My Lords, as someone who spent six months of my life serving on the Select Committee, I feel I have to answer some of the points that the noble Lord made, in particular that the Bill has not been scrutinised. It had two years’ scrutiny in the Commons and a further six months on every aspect imaginable. Whether concerns were about the environment, noise, or construction, every aspect of the route and its impact was carefully examined. There will always be those who argue against infrastructure expenditure, especially on the levels that we are talking about. When it started, Crossrail was by no means universally accepted, yet now it is praised to the skies as a scheme that was necessary and was delivered on budget and on time.

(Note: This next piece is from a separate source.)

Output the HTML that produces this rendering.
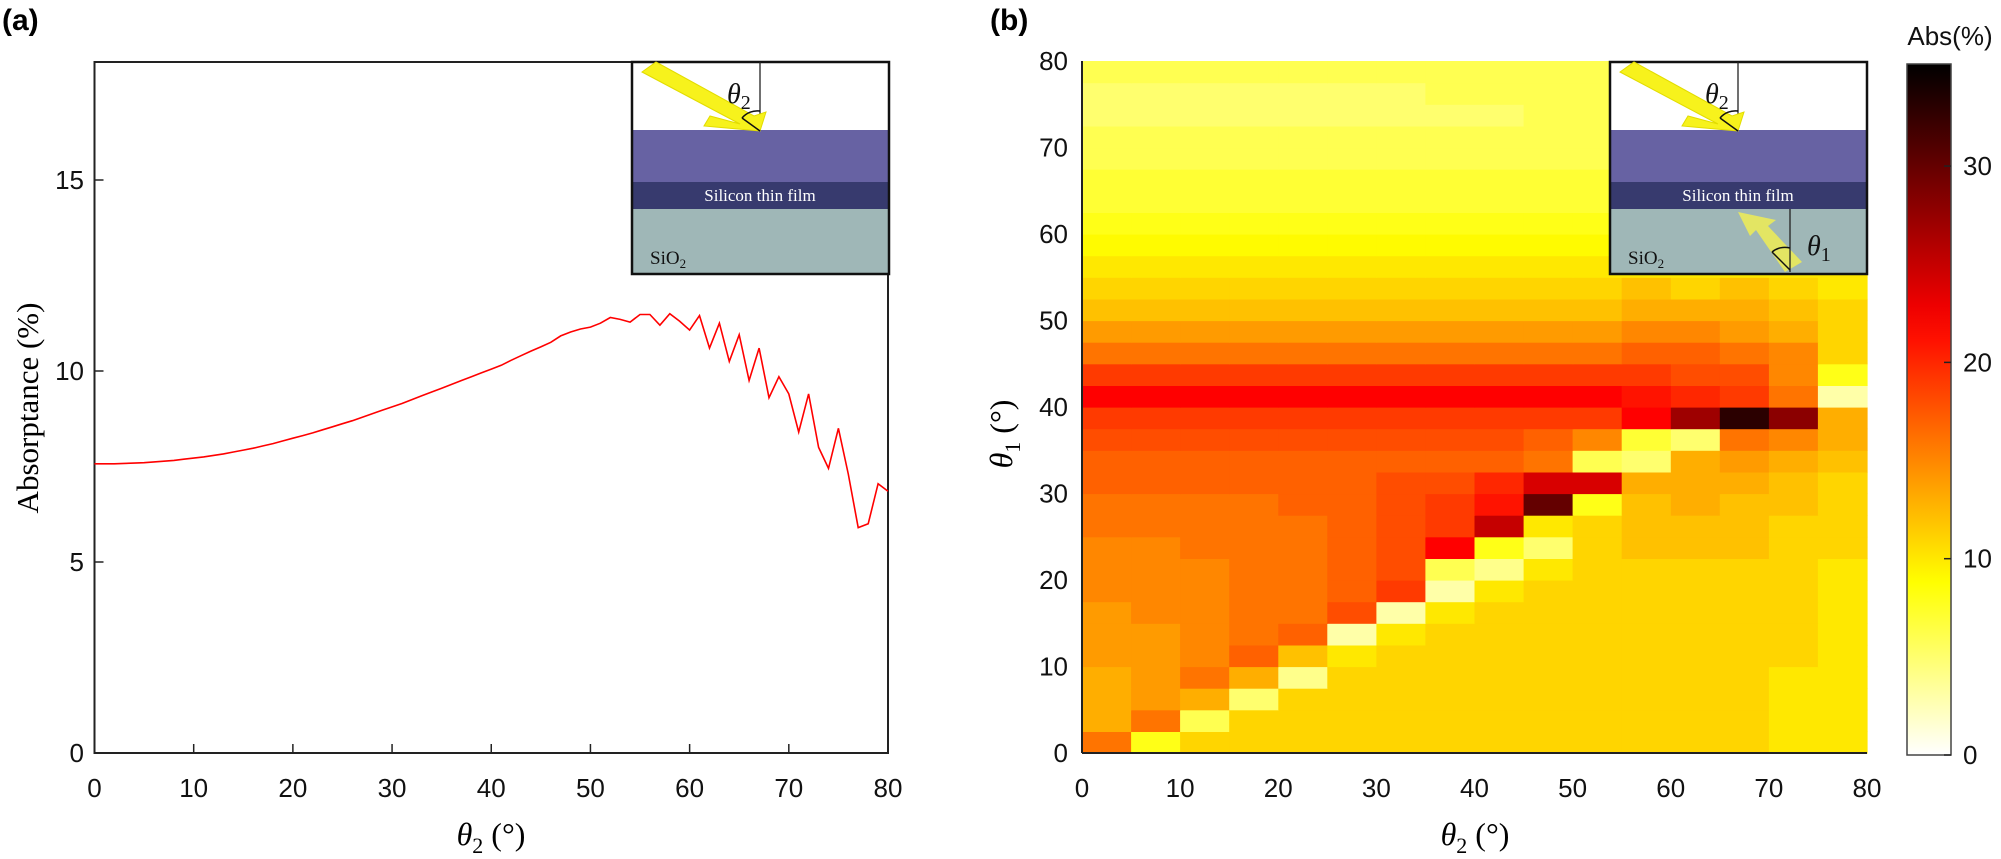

This is the first railway out of London in something like 120 years. Whether or not the proposal started from the point of view of increasing speed, there is a capacity argument and this project will relieve capacity. It was certainly news to me when my noble friend suggested that the trains would stop at Old Oak Common. If they do, that will be a new development. We debated that not long ago and rejected amendments to that effect from the noble Lord, Lord Bradshaw, and I believe that my noble friend Lord Berkeley was associated with that as well. Therefore, we examined the impact of the line very carefully. Can it be accommodated at Euston? Yes, it can. Allowances have been made for the integration of Crossrail 2 and a new classic railway station.
Thousands of jobs are dependent on this scheme. Somehow we seem to have lost the vision that we started off with in terms of what we need in infrastructure capacity. I suppose that that is not surprising when one looks at the length of time that the scheme has been under consideration. I sincerely believe that the House will recognise that this Bill has been scrutinised in great depth and that it would be a decision of great folly to follow the advice of the noble Lord, Lord Framlingham.